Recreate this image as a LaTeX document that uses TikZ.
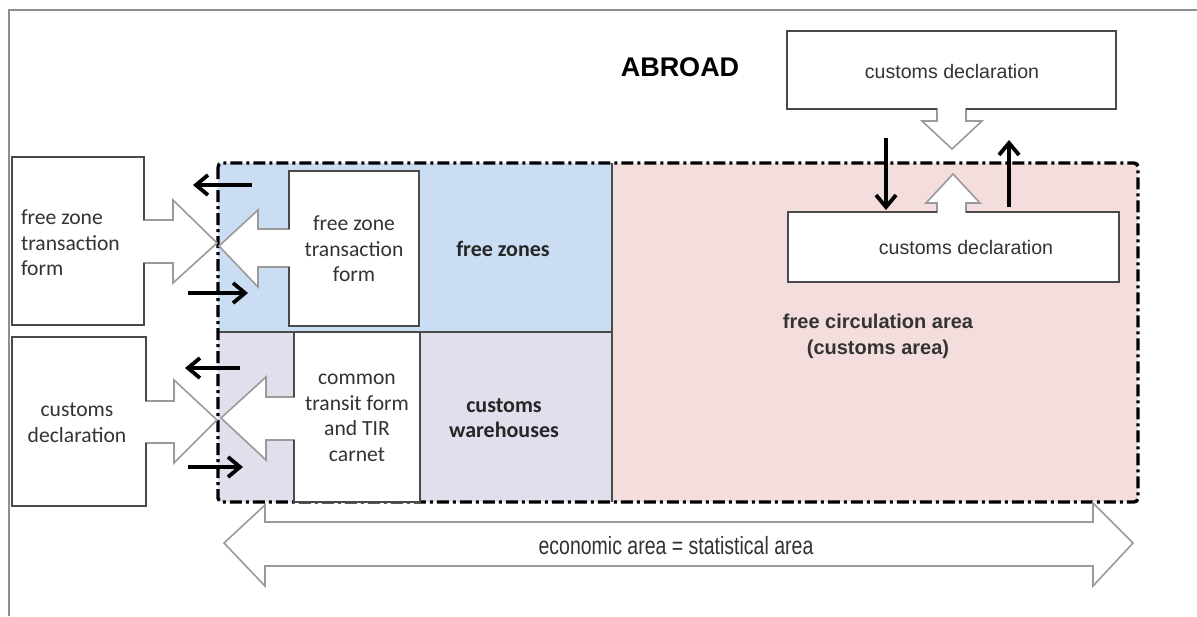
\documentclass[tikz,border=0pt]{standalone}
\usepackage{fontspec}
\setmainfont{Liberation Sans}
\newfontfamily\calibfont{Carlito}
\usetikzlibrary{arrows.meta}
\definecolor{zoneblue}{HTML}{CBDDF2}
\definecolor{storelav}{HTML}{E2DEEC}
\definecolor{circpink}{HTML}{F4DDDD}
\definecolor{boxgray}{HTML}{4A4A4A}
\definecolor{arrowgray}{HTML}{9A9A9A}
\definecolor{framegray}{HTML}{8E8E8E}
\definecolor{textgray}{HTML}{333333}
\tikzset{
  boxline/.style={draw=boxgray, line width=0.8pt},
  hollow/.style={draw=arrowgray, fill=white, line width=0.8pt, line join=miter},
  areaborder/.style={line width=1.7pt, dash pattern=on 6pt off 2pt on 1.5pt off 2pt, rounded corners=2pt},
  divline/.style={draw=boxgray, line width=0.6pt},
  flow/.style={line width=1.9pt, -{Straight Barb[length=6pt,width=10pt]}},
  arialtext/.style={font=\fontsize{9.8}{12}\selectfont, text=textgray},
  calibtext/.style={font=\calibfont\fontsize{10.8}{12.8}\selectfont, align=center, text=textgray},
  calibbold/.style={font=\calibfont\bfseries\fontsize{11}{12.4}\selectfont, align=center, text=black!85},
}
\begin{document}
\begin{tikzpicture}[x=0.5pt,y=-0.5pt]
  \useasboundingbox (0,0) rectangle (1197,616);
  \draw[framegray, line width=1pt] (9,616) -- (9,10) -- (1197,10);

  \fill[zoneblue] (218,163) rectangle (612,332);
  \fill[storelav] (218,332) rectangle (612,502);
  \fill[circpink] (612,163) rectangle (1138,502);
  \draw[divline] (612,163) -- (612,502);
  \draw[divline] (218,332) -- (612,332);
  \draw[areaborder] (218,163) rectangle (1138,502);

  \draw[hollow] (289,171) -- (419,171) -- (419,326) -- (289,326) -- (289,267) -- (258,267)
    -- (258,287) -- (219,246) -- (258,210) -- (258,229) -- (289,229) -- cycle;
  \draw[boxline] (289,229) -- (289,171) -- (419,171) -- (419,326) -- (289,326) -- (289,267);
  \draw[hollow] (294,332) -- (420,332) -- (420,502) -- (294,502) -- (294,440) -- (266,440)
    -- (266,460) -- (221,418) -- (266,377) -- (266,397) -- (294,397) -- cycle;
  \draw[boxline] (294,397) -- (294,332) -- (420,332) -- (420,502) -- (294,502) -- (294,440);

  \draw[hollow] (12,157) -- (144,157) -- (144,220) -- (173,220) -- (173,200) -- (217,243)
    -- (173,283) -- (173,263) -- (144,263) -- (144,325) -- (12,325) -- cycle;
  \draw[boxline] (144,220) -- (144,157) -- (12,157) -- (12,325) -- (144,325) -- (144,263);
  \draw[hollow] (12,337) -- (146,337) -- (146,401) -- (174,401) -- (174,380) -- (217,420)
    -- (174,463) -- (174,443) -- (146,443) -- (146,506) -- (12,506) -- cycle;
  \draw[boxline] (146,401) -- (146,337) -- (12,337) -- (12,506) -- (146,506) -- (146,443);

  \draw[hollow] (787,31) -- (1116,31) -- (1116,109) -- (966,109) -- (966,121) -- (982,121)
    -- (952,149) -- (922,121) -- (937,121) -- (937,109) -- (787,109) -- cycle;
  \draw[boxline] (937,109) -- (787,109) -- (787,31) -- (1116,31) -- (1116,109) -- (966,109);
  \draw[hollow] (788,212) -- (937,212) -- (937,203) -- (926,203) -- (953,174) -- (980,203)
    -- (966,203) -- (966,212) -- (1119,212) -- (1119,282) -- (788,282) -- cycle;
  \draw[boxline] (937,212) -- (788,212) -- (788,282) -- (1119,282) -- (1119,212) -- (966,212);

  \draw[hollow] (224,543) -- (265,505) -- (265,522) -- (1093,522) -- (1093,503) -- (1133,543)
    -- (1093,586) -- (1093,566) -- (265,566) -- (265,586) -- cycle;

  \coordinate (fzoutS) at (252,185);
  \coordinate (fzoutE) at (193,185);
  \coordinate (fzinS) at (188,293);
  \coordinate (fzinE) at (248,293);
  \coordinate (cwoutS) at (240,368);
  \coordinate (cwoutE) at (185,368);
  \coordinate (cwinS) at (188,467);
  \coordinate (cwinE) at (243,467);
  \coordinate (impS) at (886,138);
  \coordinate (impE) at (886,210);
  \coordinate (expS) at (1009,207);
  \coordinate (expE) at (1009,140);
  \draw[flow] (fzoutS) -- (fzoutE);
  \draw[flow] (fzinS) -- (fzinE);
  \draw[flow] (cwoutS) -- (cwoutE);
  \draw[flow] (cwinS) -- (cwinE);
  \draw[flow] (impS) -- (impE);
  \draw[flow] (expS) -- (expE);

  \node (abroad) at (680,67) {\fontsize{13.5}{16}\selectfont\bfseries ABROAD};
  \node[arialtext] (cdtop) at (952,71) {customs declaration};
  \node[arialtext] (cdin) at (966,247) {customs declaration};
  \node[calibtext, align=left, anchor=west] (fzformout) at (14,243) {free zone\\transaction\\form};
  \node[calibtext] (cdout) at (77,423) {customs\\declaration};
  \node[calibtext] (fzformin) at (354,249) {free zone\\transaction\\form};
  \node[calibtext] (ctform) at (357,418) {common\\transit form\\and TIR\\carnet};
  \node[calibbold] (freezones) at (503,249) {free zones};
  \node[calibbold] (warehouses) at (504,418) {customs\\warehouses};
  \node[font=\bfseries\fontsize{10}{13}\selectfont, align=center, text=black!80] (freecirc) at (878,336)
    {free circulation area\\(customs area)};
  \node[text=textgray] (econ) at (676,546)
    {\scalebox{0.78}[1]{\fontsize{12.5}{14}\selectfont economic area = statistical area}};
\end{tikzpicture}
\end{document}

Exercise description: Repeat only what lies between the start of the data and the end of the line containing "(218,163) rectangle (1138,502);", exactly, with pictures left out.

The response:
Recreate this image as a LaTeX document that uses TikZ.
\documentclass[tikz,border=0pt]{standalone}
\usepackage{fontspec}
\setmainfont{Liberation Sans}
\newfontfamily\calibfont{Carlito}
\usetikzlibrary{arrows.meta}
\definecolor{zoneblue}{HTML}{CBDDF2}
\definecolor{storelav}{HTML}{E2DEEC}
\definecolor{circpink}{HTML}{F4DDDD}
\definecolor{boxgray}{HTML}{4A4A4A}
\definecolor{arrowgray}{HTML}{9A9A9A}
\definecolor{framegray}{HTML}{8E8E8E}
\definecolor{textgray}{HTML}{333333}
\tikzset{
  boxline/.style={draw=boxgray, line width=0.8pt},
  hollow/.style={draw=arrowgray, fill=white, line width=0.8pt, line join=miter},
  areaborder/.style={line width=1.7pt, dash pattern=on 6pt off 2pt on 1.5pt off 2pt, rounded corners=2pt},
  divline/.style={draw=boxgray, line width=0.6pt},
  flow/.style={line width=1.9pt, -{Straight Barb[length=6pt,width=10pt]}},
  arialtext/.style={font=\fontsize{9.8}{12}\selectfont, text=textgray},
  calibtext/.style={font=\calibfont\fontsize{10.8}{12.8}\selectfont, align=center, text=textgray},
  calibbold/.style={font=\calibfont\bfseries\fontsize{11}{12.4}\selectfont, align=center, text=black!85},
}
\begin{document}
\begin{tikzpicture}[x=0.5pt,y=-0.5pt]
  \useasboundingbox (0,0) rectangle (1197,616);
  \draw[framegray, line width=1pt] (9,616) -- (9,10) -- (1197,10);

  \fill[zoneblue] (218,163) rectangle (612,332);
  \fill[storelav] (218,332) rectangle (612,502);
  \fill[circpink] (612,163) rectangle (1138,502);
  \draw[divline] (612,163) -- (612,502);
  \draw[divline] (218,332) -- (612,332);
  \draw[areaborder] (218,163) rectangle (1138,502);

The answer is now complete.